■ YOUR TASK ■
Return the material word for word. Do not include pictures.

■ RAW DATA ■
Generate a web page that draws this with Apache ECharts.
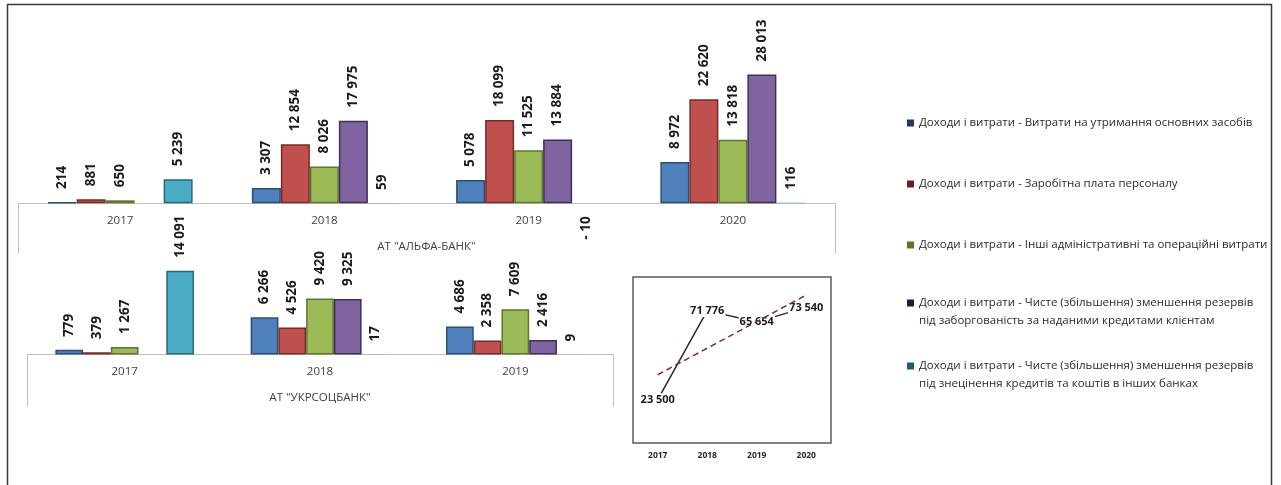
<!DOCTYPE html>
<html>
<head>
<meta charset="utf-8">
<script src="https://cdn.jsdelivr.net/npm/echarts@6/dist/echarts.min.js"></script>
<style>
  html, body { margin: 0; padding: 0; background: #fff; }
  #chart { width: 1281px; height: 485px; }
</style>
</head>
<body>
<div id="chart"></div>
<script>
// Categories
const alfaYears = ['2017', '2018', '2019', '2020'];
const ukrYears = ['2017', '2018', '2019'];
const totalYears = ['2017', '2018', '2019', '2020'];

// АТ "АЛЬФА-БАНК"
const alfaFixedAssets = [214, 3307, 5078, 8972];
const alfaSalary = [881, 12854, 18099, 22620];
const alfaOtherCosts = [650, 8026, 11525, 13818];
const alfaLoanReserves = [null, 17975, 13884, 28013];
const alfaBankReserves = [5239, 59, -10, 116];

// АТ "УКРСОЦБАНК"
const ukrFixedAssets = [779, 6266, 4686];
const ukrSalary = [379, 4526, 2358];
const ukrOtherCosts = [1267, 9420, 7609];
const ukrLoanReserves = [null, 9325, 2416];
const ukrBankReserves = [14091, 17, 9];

// Totals for the small line chart
const totals = [23500, 71776, 65654, 73540];

// Series names (legend)
const seriesNames = [
  'Доходи і витрати - Витрати на утримання основних засобів',
  'Доходи і витрати - Заробітна плата персоналу',
  'Доходи і витрати - Інші адміністративні та операційні витрати',
  'Доходи і витрати - Чисте (збільшення) зменшення резервів\nпід заборгованість за наданими кредитами клієнтам',
  'Доходи і витрати - Чисте (збільшення) зменшення резервів\nпід знецінення кредитів та коштів в інших банках'
];

const FONT = '"Open Sans", "Noto Sans", sans-serif';
const fills = ['#4f81bd', '#c0504d', '#9bbb59', '#8064a2', '#4bacc6'];
const edges = ['#2c4d75', '#772c2a', '#5f7530', '#3f3151', '#276a7c'];
const swatches = ['#1f3864', '#6b1f1f', '#55772a', '#1e1a42', '#1f6070'];

function fmt(v) {
  const s = String(Math.abs(v)).replace(/\B(?=(\d{3})+(?!\d))/g, ' ');
  return v < 0 ? '- ' + s : s;
}

// Bar data items: negative values carry their label below the axis,
// sub-pixel bars get no outline
function toItems(arr) {
  return arr.map(v => {
    if (v === null) return v;
    const item = { value: v };
    if (v < 0) item.label = { position: 'bottom', align: 'right' };
    if (Math.abs(v) < 150) item.itemStyle = { borderWidth: 0 };
    return item;
  });
}

function barSeries(i, data, axisIdx) {
  return {
    type: 'bar',
    name: seriesNames[i],
    xAxisIndex: axisIdx,
    yAxisIndex: axisIdx,
    data: toItems(data),
    barGap: '0%',
    barCategoryGap: '29%',
    clip: false,
    itemStyle: { color: fills[i], borderColor: edges[i], borderWidth: 1.5 },
    label: {
      show: true,
      position: 'top',
      distance: 13,
      rotate: 90,
      align: 'left',
      verticalAlign: 'middle',
      fontFamily: FONT,
      fontWeight: 'bold',
      fontSize: 13.5,
      color: '#1a1a1a',
      formatter: p => fmt(p.value)
    }
  };
}

// Least-squares trend over the totals
function linearTrend(values) {
  const n = values.length;
  const xs = values.map((_, i) => i + 1);
  const mx = xs.reduce((a, b) => a + b, 0) / n;
  const my = values.reduce((a, b) => a + b, 0) / n;
  let sxy = 0, sxx = 0;
  for (let i = 0; i < n; i++) {
    sxy += (xs[i] - mx) * (values[i] - my);
    sxx += (xs[i] - mx) * (xs[i] - mx);
  }
  const k = sxy / sxx;
  return xs.map(x => my + k * (x - mx));
}

function categoryAxis(gridIndex, data, name, tickLen) {
  return {
    type: 'category',
    gridIndex: gridIndex,
    data: data,
    axisLine: { lineStyle: { color: '#bfbfbf', width: 1 } },
    axisTick: {
      show: true,
      interval: (idx) => idx === 0,
      length: tickLen,
      lineStyle: { color: '#bfbfbf', width: 1 }
    },
    axisLabel: { fontFamily: FONT, fontSize: 11.5, color: '#404040', margin: 11 },
    name: name,
    nameLocation: 'middle',
    nameGap: 37,
    nameTextStyle: { fontFamily: FONT, fontSize: 11.5, color: '#404040' }
  };
}

function legendItem(i, top, multiline) {
  return {
    show: true,
    orient: 'vertical',
    left: 907,
    top: top,
    padding: 0,
    itemWidth: 7,
    itemHeight: multiline ? 25 : 7,
    icon: multiline ? 'path://M0,0L7,0L7,7L0,7Z M0,25' : 'rect',
    selectedMode: false,
    data: [{ name: seriesNames[i], itemStyle: { color: swatches[i], borderWidth: 0 } }],
    textStyle: {
      fontFamily: FONT, fontSize: 11.5, color: '#2b2b2b',
      lineHeight: multiline ? 18 : 17
    }
  };
}

const chart = echarts.init(document.getElementById('chart'), null, { renderer: 'canvas' });

chart.setOption({
  backgroundColor: '#ffffff',
  animation: false,
  textStyle: { fontFamily: FONT },
  graphic: [{
    type: 'rect',
    shape: { x: 7.5, y: 4.5, width: 1264, height: 520 },
    style: { fill: 'none', stroke: '#3a3a3a', lineWidth: 1.5 },
    silent: true
  }],
  legend: [
    legendItem(0, 114.5, false),
    legendItem(1, 175.5, false),
    legendItem(2, 236.5, false),
    legendItem(3, 294, true),
    legendItem(4, 357, true)
  ],
  grid: [
    { left: 18, right: 446, top: 19.4, bottom: 281.7 },
    { left: 27, right: 668, top: 176, bottom: 130.5 },
    { left: 633, top: 277, width: 198, height: 166, show: true,
      borderColor: '#595959', borderWidth: 1.5, backgroundColor: 'transparent' }
  ],
  xAxis: [
    categoryAxis(0, alfaYears, 'АТ "АЛЬФА-БАНК"', 50),
    categoryAxis(1, ukrYears, 'АТ "УКРСОЦБАНК"', 52),
    {
      type: 'category', gridIndex: 2, data: totalYears,
      axisLine: { show: false }, axisTick: { show: false },
      axisLabel: { fontFamily: FONT, fontSize: 8.5, fontWeight: 'bold', color: '#262626', margin: 8 }
    }
  ],
  yAxis: [
    { type: 'value', gridIndex: 0, min: 0, max: 40000, show: false },
    { type: 'value', gridIndex: 1, min: 0, max: 30000, show: false },
    { type: 'value', gridIndex: 2, min: 0, max: 90000, show: false }
  ],
  series: [
    barSeries(0, alfaFixedAssets, 0),
    barSeries(1, alfaSalary, 0),
    barSeries(2, alfaOtherCosts, 0),
    barSeries(3, alfaLoanReserves, 0),
    barSeries(4, alfaBankReserves, 0),
    barSeries(0, ukrFixedAssets, 1),
    barSeries(1, ukrSalary, 1),
    barSeries(2, ukrOtherCosts, 1),
    barSeries(3, ukrLoanReserves, 1),
    barSeries(4, ukrBankReserves, 1),
    {
      type: 'line',
      name: 'Разом',
      xAxisIndex: 2, yAxisIndex: 2,
      data: totals,
      z: 2,
      symbol: 'circle',
      symbolSize: 1,
      itemStyle: { color: 'transparent' },
      lineStyle: { color: '#1f2a4a', width: 1.5 },
      label: {
        show: true,
        position: 'inside',
        fontFamily: FONT, fontSize: 11, fontWeight: 'bold', color: '#1a1a1a',
        backgroundColor: '#ffffff',
        padding: [1, 1],
        formatter: p => fmt(p.value)
      }
    },
    {
      type: 'line',
      name: 'Тренд',
      xAxisIndex: 2, yAxisIndex: 2,
      data: linearTrend(totals),
      z: 3,
      symbol: 'none',
      silent: true,
      lineStyle: { color: '#7f2e2e', width: 1.5, type: [6, 4] }
    }
  ]
});
</script>
</body>
</html>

■ ANSWER TO THE TASK ■
Generate a web page that draws this with Apache ECharts.
<!DOCTYPE html>
<html>
<head>
<meta charset="utf-8">
<script src="https://cdn.jsdelivr.net/npm/echarts@6/dist/echarts.min.js"></script>
<style>
  html, body { margin: 0; padding: 0; background: #fff; }
  #chart { width: 1281px; height: 485px; }
</style>
</head>
<body>
<div id="chart"></div>
<script>
// Categories
const alfaYears = ['2017', '2018', '2019', '2020'];
const ukrYears = ['2017', '2018', '2019'];
const totalYears = ['2017', '2018', '2019', '2020'];

// АТ "АЛЬФА-БАНК"
const alfaFixedAssets = [214, 3307, 5078, 8972];
const alfaSalary = [881, 12854, 18099, 22620];
const alfaOtherCosts = [650, 8026, 11525, 13818];
const alfaLoanReserves = [null, 17975, 13884, 28013];
const alfaBankReserves = [5239, 59, -10, 116];

// АТ "УКРСОЦБАНК"
const ukrFixedAssets = [779, 6266, 4686];
const ukrSalary = [379, 4526, 2358];
const ukrOtherCosts = [1267, 9420, 7609];
const ukrLoanReserves = [null, 9325, 2416];
const ukrBankReserves = [14091, 17, 9];

// Totals for the small line chart
const totals = [23500, 71776, 65654, 73540];

// Series names (legend)
const seriesNames = [
  'Доходи і витрати - Витрати на утримання основних засобів',
  'Доходи і витрати - Заробітна плата персоналу',
  'Доходи і витрати - Інші адміністративні та операційні витрати',
  'Доходи і витрати - Чисте (збільшення) зменшення резервів\nпід заборгованість за наданими кредитами клієнтам',
  'Доходи і витрати - Чисте (збільшення) зменшення резервів\nпід знецінення кредитів та коштів в інших банках'
];

const FONT = '"Open Sans", "Noto Sans", sans-serif';
const fills = ['#4f81bd', '#c0504d', '#9bbb59', '#8064a2', '#4bacc6'];
const edges = ['#2c4d75', '#772c2a', '#5f7530', '#3f3151', '#276a7c'];
const swatches = ['#1f3864', '#6b1f1f', '#55772a', '#1e1a42', '#1f6070'];

function fmt(v) {
  const s = String(Math.abs(v)).replace(/\B(?=(\d{3})+(?!\d))/g, ' ');
  return v < 0 ? '- ' + s : s;
}

// Bar data items: negative values carry their label below the axis,
// sub-pixel bars get no outline
function toItems(arr) {
  return arr.map(v => {
    if (v === null) return v;
    const item = { value: v };
    if (v < 0) item.label = { position: 'bottom', align: 'right' };
    if (Math.abs(v) < 150) item.itemStyle = { borderWidth: 0 };
    return item;
  });
}

function barSeries(i, data, axisIdx) {
  return {
    type: 'bar',
    name: seriesNames[i],
    xAxisIndex: axisIdx,
    yAxisIndex: axisIdx,
    data: toItems(data),
    barGap: '0%',
    barCategoryGap: '29%',
    clip: false,
    itemStyle: { color: fills[i], borderColor: edges[i], borderWidth: 1.5 },
    label: {
      show: true,
      position: 'top',
      distance: 13,
      rotate: 90,
      align: 'left',
      verticalAlign: 'middle',
      fontFamily: FONT,
      fontWeight: 'bold',
      fontSize: 13.5,
      color: '#1a1a1a',
      formatter: p => fmt(p.value)
    }
  };
}

// Least-squares trend over the totals
function linearTrend(values) {
  const n = values.length;
  const xs = values.map((_, i) => i + 1);
  const mx = xs.reduce((a, b) => a + b, 0) / n;
  const my = values.reduce((a, b) => a + b, 0) / n;
  let sxy = 0, sxx = 0;
  for (let i = 0; i < n; i++) {
    sxy += (xs[i] - mx) * (values[i] - my);
    sxx += (xs[i] - mx) * (xs[i] - mx);
  }
  const k = sxy / sxx;
  return xs.map(x => my + k * (x - mx));
}

function categoryAxis(gridIndex, data, name, tickLen) {
  return {
    type: 'category',
    gridIndex: gridIndex,
    data: data,
    axisLine: { lineStyle: { color: '#bfbfbf', width: 1 } },
    axisTick: {
      show: true,
      interval: (idx) => idx === 0,
      length: tickLen,
      lineStyle: { color: '#bfbfbf', width: 1 }
    },
    axisLabel: { fontFamily: FONT, fontSize: 11.5, color: '#404040', margin: 11 },
    name: name,
    nameLocation: 'middle',
    nameGap: 37,
    nameTextStyle: { fontFamily: FONT, fontSize: 11.5, color: '#404040' }
  };
}

function legendItem(i, top, multiline) {
  return {
    show: true,
    orient: 'vertical',
    left: 907,
    top: top,
    padding: 0,
    itemWidth: 7,
    itemHeight: multiline ? 25 : 7,
    icon: multiline ? 'path://M0,0L7,0L7,7L0,7Z M0,25' : 'rect',
    selectedMode: false,
    data: [{ name: seriesNames[i], itemStyle: { color: swatches[i], borderWidth: 0 } }],
    textStyle: {
      fontFamily: FONT, fontSize: 11.5, color: '#2b2b2b',
      lineHeight: multiline ? 18 : 17
    }
  };
}

const chart = echarts.init(document.getElementById('chart'), null, { renderer: 'canvas' });

chart.setOption({
  backgroundColor: '#ffffff',
  animation: false,
  textStyle: { fontFamily: FONT },
  graphic: [{
    type: 'rect',
    shape: { x: 7.5, y: 4.5, width: 1264, height: 520 },
    style: { fill: 'none', stroke: '#3a3a3a', lineWidth: 1.5 },
    silent: true
  }],
  legend: [
    legendItem(0, 114.5, false),
    legendItem(1, 175.5, false),
    legendItem(2, 236.5, false),
    legendItem(3, 294, true),
    legendItem(4, 357, true)
  ],
  grid: [
    { left: 18, right: 446, top: 19.4, bottom: 281.7 },
    { left: 27, right: 668, top: 176, bottom: 130.5 },
    { left: 633, top: 277, width: 198, height: 166, show: true,
      borderColor: '#595959', borderWidth: 1.5, backgroundColor: 'transparent' }
  ],
  xAxis: [
    categoryAxis(0, alfaYears, 'АТ "АЛЬФА-БАНК"', 50),
    categoryAxis(1, ukrYears, 'АТ "УКРСОЦБАНК"', 52),
    {
      type: 'category', gridIndex: 2, data: totalYears,
      axisLine: { show: false }, axisTick: { show: false },
      axisLabel: { fontFamily: FONT, fontSize: 8.5, fontWeight: 'bold', color: '#262626', margin: 8 }
    }
  ],
  yAxis: [
    { type: 'value', gridIndex: 0, min: 0, max: 40000, show: false },
    { type: 'value', gridIndex: 1, min: 0, max: 30000, show: false },
    { type: 'value', gridIndex: 2, min: 0, max: 90000, show: false }
  ],
  series: [
    barSeries(0, alfaFixedAssets, 0),
    barSeries(1, alfaSalary, 0),
    barSeries(2, alfaOtherCosts, 0),
    barSeries(3, alfaLoanReserves, 0),
    barSeries(4, alfaBankReserves, 0),
    barSeries(0, ukrFixedAssets, 1),
    barSeries(1, ukrSalary, 1),
    barSeries(2, ukrOtherCosts, 1),
    barSeries(3, ukrLoanReserves, 1),
    barSeries(4, ukrBankReserves, 1),
    {
      type: 'line',
      name: 'Разом',
      xAxisIndex: 2, yAxisIndex: 2,
      data: totals,
      z: 2,
      symbol: 'circle',
      symbolSize: 1,
      itemStyle: { color: 'transparent' },
      lineStyle: { color: '#1f2a4a', width: 1.5 },
      label: {
        show: true,
        position: 'inside',
        fontFamily: FONT, fontSize: 11, fontWeight: 'bold', color: '#1a1a1a',
        backgroundColor: '#ffffff',
        padding: [1, 1],
        formatter: p => fmt(p.value)
      }
    },
    {
      type: 'line',
      name: 'Тренд',
      xAxisIndex: 2, yAxisIndex: 2,
      data: linearTrend(totals),
      z: 3,
      symbol: 'none',
      silent: true,
      lineStyle: { color: '#7f2e2e', width: 1.5, type: [6, 4] }
    }
  ]
});
</script>
</body>
</html>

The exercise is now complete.